_Aim_
Copy exactly the lines that run from the top of the listing to the line containing "yoy2026 = [8.8, -10.1, -11.3, -24.5, -22.7, 28.1, 12.6]", both ends included, and omit the pictures.

Stored items from a collection
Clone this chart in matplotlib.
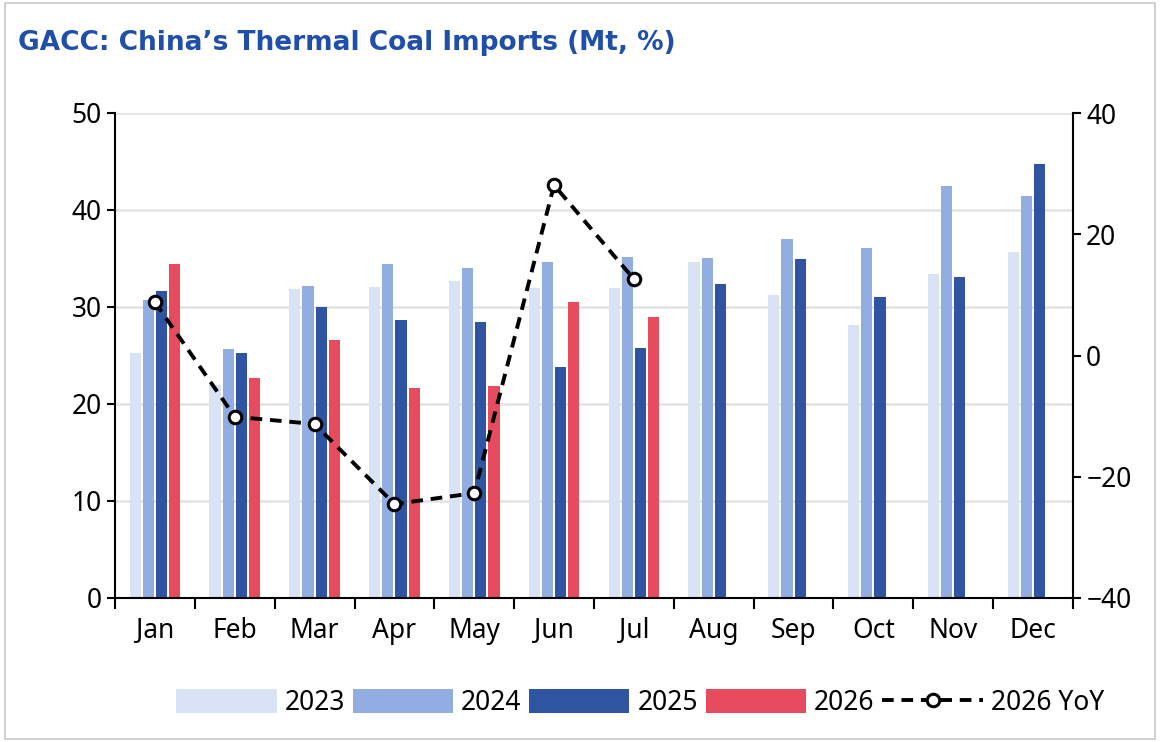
import numpy as np
import matplotlib.pyplot as plt
from matplotlib.patches import Rectangle

months = ["Jan", "Feb", "Mar", "Apr", "May", "Jun", "Jul", "Aug", "Sep", "Oct", "Nov", "Dec"]
y2023 = [25.3, 22.0, 31.9, 32.1, 32.7, 32.0, 32.0, 34.6, 31.2, 28.1, 33.4, 35.7]
y2024 = [30.7, 25.7, 32.2, 34.4, 34.0, 34.6, 35.2, 35.0, 37.0, 36.1, 42.5, 41.4]
y2025 = [31.7, 25.3, 30.0, 28.7, 28.5, 23.8, 25.8, 32.4, 34.9, 31.0, 33.1, 44.7]
y2026 = [34.4, 22.7, 26.6, 21.6, 21.9, 30.5, 29.0]
yoy2026 = [8.8, -10.1, -11.3, -24.5, -22.7, 28.1, 12.6]

plt.rcParams['font.family'] = ['Noto Sans', 'DejaVu Sans']

fig = plt.figure(figsize=(11.6, 7.42), dpi=100)
fig.patches.append(Rectangle((0.004, 0.004), 0.992, 0.992, transform=fig.transFigure,
                             fill=False, edgecolor="#c8c8c8", linewidth=1.2))
ax = fig.add_axes([115/1160, 1 - 598/742, (1073-115)/1160, (598-113)/742])

x = np.arange(12)
w = 0.14
step = 0.165
cols = ["#dae3f5", "#92ade2", "#2f55a2", "#e64c5e"]
series = [("2023", y2023), ("2024", y2024), ("2025", y2025), ("2026", y2026)]
handles = []
for i, (name, vals) in enumerate(series):
    xi = np.arange(len(vals)) + (i - 1.5) * step
    handles.append(ax.bar(xi, vals, w, color=cols[i], label=name, zorder=2))

ax.set_xlim(-0.5, 11.5)
ax.set_ylim(0, 50)
ax.set_yticks(range(0, 51, 10))
ax.grid(axis="y", color="#e3e3e3", linewidth=1.8, zorder=0)
ax.set_xticks(np.arange(-0.5, 12, 1))
ax.set_xticklabels([])
ax.set_xticks(x, minor=True)
ax.set_xticklabels(months, minor=True)
ax.tick_params(axis="x", which="minor", length=0, labelsize=19, pad=14)
ax.tick_params(axis="x", which="major", length=8, width=1.5, direction="out")
ax.tick_params(axis="y", labelsize=19, length=6, width=1.5)
for s in ["top", "right"]:
    ax.spines[s].set_visible(False)
for s in ["left", "bottom"]:
    ax.spines[s].set_linewidth(1.5)

ax2 = ax.twinx()
ax2.set_ylim(-40, 40)
ax2.set_yticks(range(-40, 41, 20))
ax2.tick_params(axis="y", labelsize=19, length=6, width=1.5)
for s in ["top", "left", "bottom"]:
    ax2.spines[s].set_visible(False)
ax2.spines["right"].set_linewidth(1.5)
line, = ax2.plot(np.arange(len(yoy2026)), yoy2026, color="black", linewidth=2.8,
                 linestyle=(0, (3, 2)), marker="o", markersize=9, markerfacecolor="white",
                 markeredgewidth=2.2, label="2026 YoY", zorder=3)

fig.text(18/1160, 1 - 43/742, "GACC: China\u2019s Thermal Coal Imports (Mt, %)", fontsize=19,
         fontweight="bold", color="#1f4fa8", va="center", family="DejaVu Sans")

fig.legend(handles + [line], ["2023", "2024", "2025", "2026", "2026 YoY"], loc="center",
           bbox_to_anchor=(640/1160, 1 - 703/742), ncol=5, frameon=False, fontsize=19,
           handlelength=3.8, handleheight=1.0, columnspacing=0.3, handletextpad=0.3)

fig.savefig("out.png", dpi=100)
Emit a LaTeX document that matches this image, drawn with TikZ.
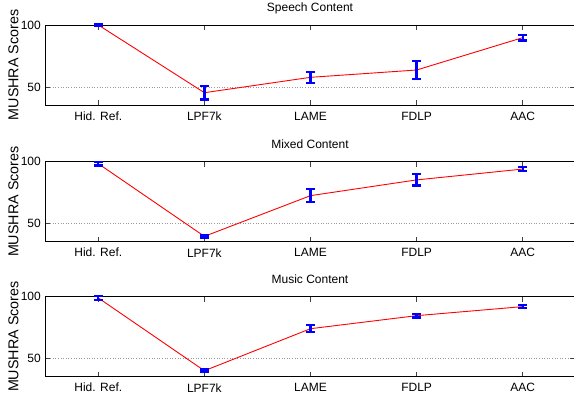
\documentclass[tikz,border=0pt]{standalone}
\usepackage{fontspec}
\setmainfont{Liberation Sans}
\newcommand\mushrapanel[5]{% #1 name, #2 top y, #3 px per unit, #4 title, #5 data value/err
\begin{scope}[shift={(0,#2)}]
  \pgfmathsetmacro\ys{#3}
  \draw[gridline] (45,0) -- (575,0);
  \draw[gridline] (45,{50*\ys}) -- (575,{50*\ys});
  \foreach \i in {0,...,4} {
    \draw[tickmark] ({98.3+106.1*\i},0) -- ++(0,5);
    \draw[tickmark] ({98.3+106.1*\i},80) -- ++(0,-5);
  }
  \foreach \yy in {0,50} {
    \draw[tickmark] (45,{\yy*\ys}) -- ++(5,0);
    \draw[tickmark] (575,{\yy*\ys}) -- ++(-5,0);
  }
  \draw[frame] (45,0) rectangle (575,80);
  \node[ticklabel,anchor=east] (#1y100) at (41,0) {100};
  \node[ticklabel,anchor=east] (#1y50) at (41,{50*\ys}) {50};
  \foreach \lab [count=\i from 0] in {Hid. Ref.,LPF7k,LAME,FDLP,AAC}
    \node[ticklabel] (#1x\i) at ({98.3+106.1*\i},91) {\lab};
  \node[ticklabel] (#1title) at (310,-17) {#4};
  \node[ylab,rotate=90] (#1ylabel) at (13.5,40) {MUSHRA Scores};
  \foreach \v/\e [count=\i from 0] in {#5} {
    \coordinate (#1p\i) at ({98.3+106.1*\i},{(100-\v)*\ys});
    \coordinate (#1hi\i) at ({98.3+106.1*\i},{(100-\v-\e)*\ys});
    \coordinate (#1lo\i) at ({98.3+106.1*\i},{(100-\v+\e)*\ys});
  }
  \draw[meanline] (#1p0) -- (#1p1) -- (#1p2) -- (#1p3) -- (#1p4);
  \foreach \i in {0,...,4} {
    \draw[errbar] (#1hi\i) -- (#1lo\i);
    \draw[errbar] ([xshift=-4.5]#1hi\i) -- ([xshift=4.5]#1hi\i);
    \draw[errbar] ([xshift=-4.5]#1lo\i) -- ([xshift=4.5]#1lo\i);
  }
\end{scope}}
\begin{document}
\begin{tikzpicture}[x=1pt,y=-1pt,
  errbar/.style={blue,line width=2.3pt},
  meanline/.style={red,line width=0.9pt},
  gridline/.style={black!40,dotted,line width=0.6pt},
  frame/.style={black,line width=0.9pt},
  tickmark/.style={black!75,line width=0.6pt},
  ticklabel/.style={font=\fontsize{12}{14}\selectfont,inner sep=0pt},
  ylab/.style={font=\fontsize{14.3}{16}\selectfont,inner sep=0pt}]
\useasboundingbox (0,0) rectangle (574,403);
\mushrapanel{s}{25}{1.24}{Speech Content}{100/0.6, 45.4/5.5, 57.8/4.3, 63.7/7.3, 89.8/2.2}
\mushrapanel{m}{161.7}{1.23}{Mixed Content}{98.4/1.6, 39.3/0.9, 72.4/5.3, 85.2/4.6, 94/1.6}
\mushrapanel{u}{296.7}{1.24}{Music Content}{99/1.4, 40.3/0.9, 74.2/2.9, 84.7/1.5, 92/1.2}
\end{tikzpicture}
\end{document}
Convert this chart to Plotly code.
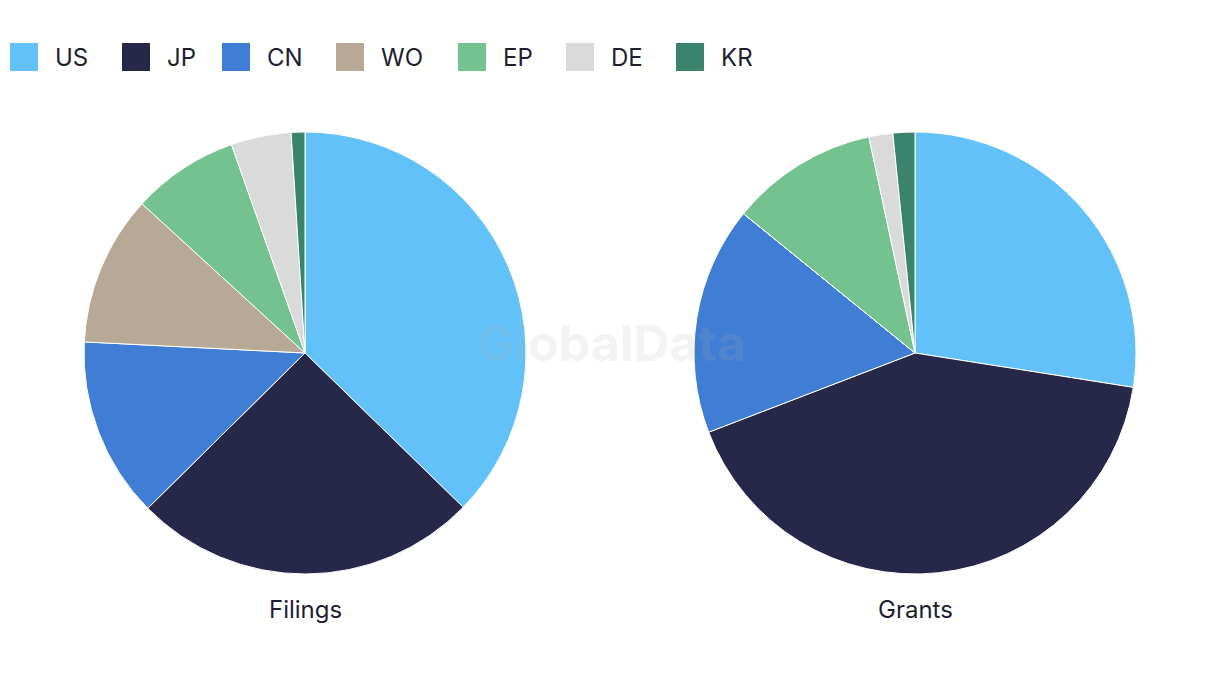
import plotly.graph_objects as go

categories = ["US", "JP", "CN", "WO", "EP", "DE", "KR"]
filings = [37.3, 25.3, 13.2, 11.0, 7.8, 4.4, 1.0]
grants = [27.5, 41.7, 16.7, 0.0, 10.8, 1.75, 1.6]
colors = ["#62C1F9", "#27274A", "#407DD5", "#B8A996", "#74C290", "#DADADA", "#3A836D"]
pie_titles = ["Filings", "Grants"]

W, H = 1220, 686
FONT = "Inter, Roboto, sans-serif"
TXT = "#1E1E30"

def px_x(v):
    return v / W

def px_y(v):
    return 1 - v / H

fig = go.Figure()
centers = [305, 915]
R = 221
cy = 353
for vals, cx, name in zip([filings, grants], centers, pie_titles):
    fig.add_trace(go.Pie(
        labels=categories, values=vals, name=name,
        marker=dict(colors=colors, line=dict(color="white", width=1)),
        sort=False, direction="clockwise", rotation=0,
        textinfo="none", showlegend=False,
        domain=dict(x=[px_x(cx - R), px_x(cx + R)], y=[px_y(cy + R), px_y(cy - R)]),
    ))

shapes = []
annotations = []
legend_x = [10, 122, 222, 336, 458, 566, 676]
for cat, col, lx in zip(categories, colors, legend_x):
    shapes.append(dict(type="rect", xref="paper", yref="paper",
                       x0=px_x(lx), x1=px_x(lx + 28), y0=px_y(71), y1=px_y(43),
                       fillcolor=col, line=dict(width=0)))
    annotations.append(dict(text=cat, x=px_x(lx + 43), y=px_y(57), xref="paper", yref="paper",
                            xanchor="left", yanchor="middle", showarrow=False,
                            font=dict(family=FONT, size=24, color=TXT)))

for cx, t in zip(centers, pie_titles):
    annotations.append(dict(text=t, x=px_x(cx), y=px_y(609), xref="paper", yref="paper",
                            xanchor="center", yanchor="middle", showarrow=False,
                            font=dict(family=FONT, size=24, color=TXT)))

annotations.append(dict(text="<b>GlobalData</b>", x=px_x(611), y=px_y(343), xref="paper", yref="paper",
                        xanchor="center", yanchor="middle", showarrow=False, opacity=0.14,
                        font=dict(family=FONT, size=50, color="#B0B0B0")))

fig.update_layout(
    width=W, height=H, margin=dict(l=0, r=0, t=0, b=0),
    paper_bgcolor="white", plot_bgcolor="white",
    shapes=shapes, annotations=annotations, showlegend=False,
)
fig.write_html("out.html")
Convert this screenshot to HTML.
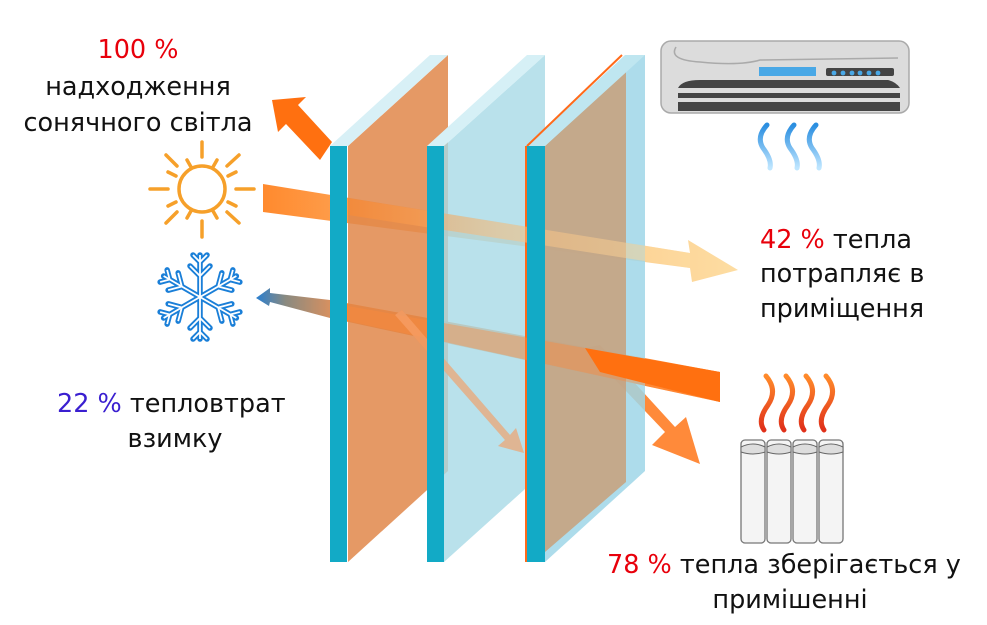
<!DOCTYPE html>
<html><head><meta charset="utf-8"><style>
body{margin:0;background:#fff;width:987px;height:625px;overflow:hidden}
svg{display:block}
text{font-family:"DejaVu Sans","Liberation Sans",sans-serif;font-size:25.5px;fill:#111}
.r{fill:#e8000b}.b{fill:#3a1fd0}
</style></head><body>
<svg width="987" height="625" viewBox="0 0 987 625">
<defs>
<linearGradient id="warm" x1="0" x2="1"><stop offset="0" stop-color="#ff8a2e"/><stop offset="0.45" stop-color="#fdc080"/><stop offset="1" stop-color="#fddda2"/></linearGradient>
<linearGradient id="cold" x1="0" x2="1"><stop offset="0" stop-color="#2a7fd0"/><stop offset="0.4" stop-color="#8a8a80"/><stop offset="1" stop-color="#d69060"/></linearGradient>
<linearGradient id="ac" x1="0" y1="0" x2="0" y2="1"><stop offset="0" stop-color="#2a8ee0"/><stop offset="1" stop-color="#bfe6ff"/></linearGradient>
<linearGradient id="heat" x1="0" y1="0" x2="0" y2="1"><stop offset="0" stop-color="#ff8a2a"/><stop offset="1" stop-color="#e0301a"/></linearGradient>
</defs>
<text x="138" y="58" text-anchor="middle" class="r">100 %</text>
<text x="138" y="95" text-anchor="middle">надходження</text>
<text x="138" y="131" text-anchor="middle">сонячного світла</text>
<text x="760" y="248"><tspan class="r">42 %</tspan> тепла</text>
<text x="760" y="282">потрапляє в</text>
<text x="760" y="317">приміщення</text>
<text x="57" y="412"><tspan class="b">22 %</tspan> тепловтрат</text>
<text x="175" y="447" text-anchor="middle">взимку</text>
<text x="607" y="573"><tspan class="r">78 %</tspan> тепла зберігається у</text>
<text x="790" y="608" text-anchor="middle">примішенні</text>
<g stroke="#f6a02a" stroke-width="3.5" fill="none" stroke-linecap="round">
<circle cx="202" cy="189" r="23"/>
<line x1="202" y1="142" x2="202" y2="157"/><line x1="202" y1="221" x2="202" y2="237"/>
<line x1="150" y1="189" x2="168" y2="189"/><line x1="236" y1="189" x2="254" y2="189"/>
<line x1="166" y1="155" x2="177" y2="166"/><line x1="227" y1="212" x2="239" y2="223"/>
<line x1="166" y1="223" x2="177" y2="212"/><line x1="227" y1="166" x2="239" y2="155"/>
<line x1="187" y1="160" x2="191" y2="167"/><line x1="213" y1="211" x2="217" y2="218"/>
<line x1="176" y1="176" x2="168" y2="172"/><line x1="228" y1="202" x2="236" y2="206"/>
<line x1="213" y1="167" x2="217" y2="160"/><line x1="187" y1="218" x2="191" y2="211"/>
<line x1="168" y1="206" x2="176" y2="202"/><line x1="228" y1="176" x2="236" y2="172"/>
</g>
<g stroke="#1a7fd8" stroke-width="5.5" fill="none" stroke-linecap="round">
<g id="arm"><line x1="200" y1="297" x2="200" y2="255"/><polyline points="190,266 200,276 210,266"/><polyline points="193,255 200,262 207,255"/></g>
<use href="#arm" transform="rotate(60 200 297)"/><use href="#arm" transform="rotate(120 200 297)"/>
<use href="#arm" transform="rotate(180 200 297)"/><use href="#arm" transform="rotate(240 200 297)"/><use href="#arm" transform="rotate(300 200 297)"/>
</g>
<g stroke="#fff" stroke-width="1.8" fill="none">
<g id="arm2"><line x1="200" y1="297" x2="200" y2="255"/><polyline points="190,266 200,276 210,266"/><polyline points="193,255 200,262 207,255"/></g>
<use href="#arm2" transform="rotate(60 200 297)"/><use href="#arm2" transform="rotate(120 200 297)"/>
<use href="#arm2" transform="rotate(180 200 297)"/><use href="#arm2" transform="rotate(240 200 297)"/><use href="#arm2" transform="rotate(300 200 297)"/>
</g>
<rect x="661" y="41" width="248" height="72" rx="10" fill="#dcdcdc" stroke="#aaa" stroke-width="1.5"/>
<path d="M676 47 Q668 60 700 62 Q740 66 760 60 L898 58" fill="none" stroke="#aaa" stroke-width="1.5"/>
<rect x="759" y="67" width="57" height="9" fill="#49a8e6"/>
<rect x="826" y="68" width="68" height="8" rx="2" fill="#444"/>
<g fill="#49a8e6"><circle cx="834" cy="73" r="2.4"/><circle cx="843" cy="73" r="2.4"/><circle cx="852" cy="73" r="2.4"/><circle cx="860" cy="73" r="2.4"/><circle cx="869" cy="73" r="2.4"/><circle cx="878" cy="73" r="2.4"/></g>
<path d="M678 88 Q682 80 700 80 L888 80 Q896 82 900 88 Z" fill="#444"/>
<rect x="678" y="93" width="222" height="5" fill="#444"/>
<rect x="678" y="102" width="222" height="9" fill="#444"/>
<g fill="none" stroke="url(#ac)" stroke-width="5" stroke-linecap="round">
<path d="M767 125 Q756 137 763 148 Q772 160 770 168"/>
<path d="M794 125 Q783 137 790 148 Q799 160 797 168"/>
<path d="M816 125 Q805 137 812 148 Q821 160 819 168"/>
</g>
<g fill="none" stroke="url(#heat)" stroke-width="5" stroke-linecap="round">
<path d="M766 376 Q778 390 768 405 Q757 420 764 430"/>
<path d="M786 376 Q798 390 788 405 Q777 420 784 430"/>
<path d="M806 376 Q818 390 808 405 Q797 420 804 430"/>
<path d="M826 376 Q838 390 828 405 Q817 420 824 430"/>
</g>
<g fill="#f4f4f4" stroke="#777" stroke-width="1.3">
<rect x="741" y="440" width="24" height="103" rx="4"/><rect x="767" y="440" width="24" height="103" rx="4"/>
<rect x="793" y="440" width="24" height="103" rx="4"/><rect x="819" y="440" width="24" height="103" rx="4"/>
</g>
<g fill="#ddd" stroke="#666" stroke-width="1"><path d="M741 447 Q753 441 765 447 L765 452 Q753 456 741 452Z"/><path d="M767 447 Q779 441 791 447 L791 452 Q779 456 767 452Z"/><path d="M793 447 Q805 441 817 447 L817 452 Q805 456 793 452Z"/><path d="M819 447 Q831 441 843 447 L843 452 Q831 456 819 452Z"/></g>
<polygon points="263,184 690,253 688,240 738,270 692,282 690,268 263,212" fill="url(#warm)"/>
<polygon points="330,300 720,372 720,402 330,318" fill="#ff7a1c" opacity="0.9"/>
<polygon points="330,300 270,293 270,288 256,298 269,306 270,302 330,318" fill="url(#cold)"/>
<polygon points="395,315 505,440 498,446 524,453 516,428 510,435 402,310" fill="#f9a46c"/>
<polygon points="585,348 665,432 652,445 700,464 686,417 675,427 600,345" fill="#ff8a3a"/>
<polygon points="332,142 298,105 306,97 272,100 278,132 286,124 320,160" fill="#ff7010"/>
<polygon points="348,146 448,55 448,471 348,562" fill="#e0874a" opacity="0.85"/>
<polygon points="330,146 430,55 448,55 348,146" fill="#d8f0f6"/>
<rect x="330" y="146" width="17" height="416" fill="#12aac6"/>
<polygon points="444,146 545,55 545,471 444,562" fill="#a8d9e6" opacity="0.8"/>
<polygon points="427,146 527,55 545,55 444,146" fill="#d6f0f6"/>
<rect x="427" y="146" width="17" height="416" fill="#12aac6"/>
<polygon points="545,146 641,55 645,55 645,471 545,562" fill="#9fd6e8" opacity="0.85"/>
<polygon points="545,146 626,72 626,482 545,552" fill="#c8a07a" opacity="0.85"/>
<polygon points="527,146 625,55 645,55 545,146" fill="#bfe6f0"/>
<line x1="527" y1="146" x2="622" y2="55" stroke="#ff6a1a" stroke-width="2"/>
<line x1="526" y1="146" x2="526" y2="562" stroke="#ff6a1a" stroke-width="2"/>
<polygon points="348,198 690,253 690,268 348,215" fill="url(#warm)" opacity="0.5"/>
<polygon points="348,306 720,372 720,402 348,321" fill="#ff8a3a" opacity="0.4"/>
<polygon points="585,348 720,372 720,402 600,372" fill="#ff7010"/>
<polygon points="395,315 505,440 498,446 524,453 516,428 510,435 402,310" fill="#f9a46c" opacity="0.6"/>
<rect x="330" y="146" width="17" height="416" fill="#12aac6"/>
<rect x="427" y="146" width="17" height="416" fill="#12aac6"/>
<rect x="527" y="146" width="18" height="416" fill="#12aac6"/>
</svg>
</body></html>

_Output for this task_
Clone this chart in matplotlib.
import numpy as np
import matplotlib.pyplot as plt
from matplotlib.patches import Rectangle

months = ["Jan", "Feb", "Mar", "Apr", "May", "Jun", "Jul", "Aug", "Sep", "Oct", "Nov", "Dec"]
y2023 = [25.3, 22.0, 31.9, 32.1, 32.7, 32.0, 32.0, 34.6, 31.2, 28.1, 33.4, 35.7]
y2024 = [30.7, 25.7, 32.2, 34.4, 34.0, 34.6, 35.2, 35.0, 37.0, 36.1, 42.5, 41.4]
y2025 = [31.7, 25.3, 30.0, 28.7, 28.5, 23.8, 25.8, 32.4, 34.9, 31.0, 33.1, 44.7]
y2026 = [34.4, 22.7, 26.6, 21.6, 21.9, 30.5, 29.0]
yoy2026 = [8.8, -10.1, -11.3, -24.5, -22.7, 28.1, 12.6]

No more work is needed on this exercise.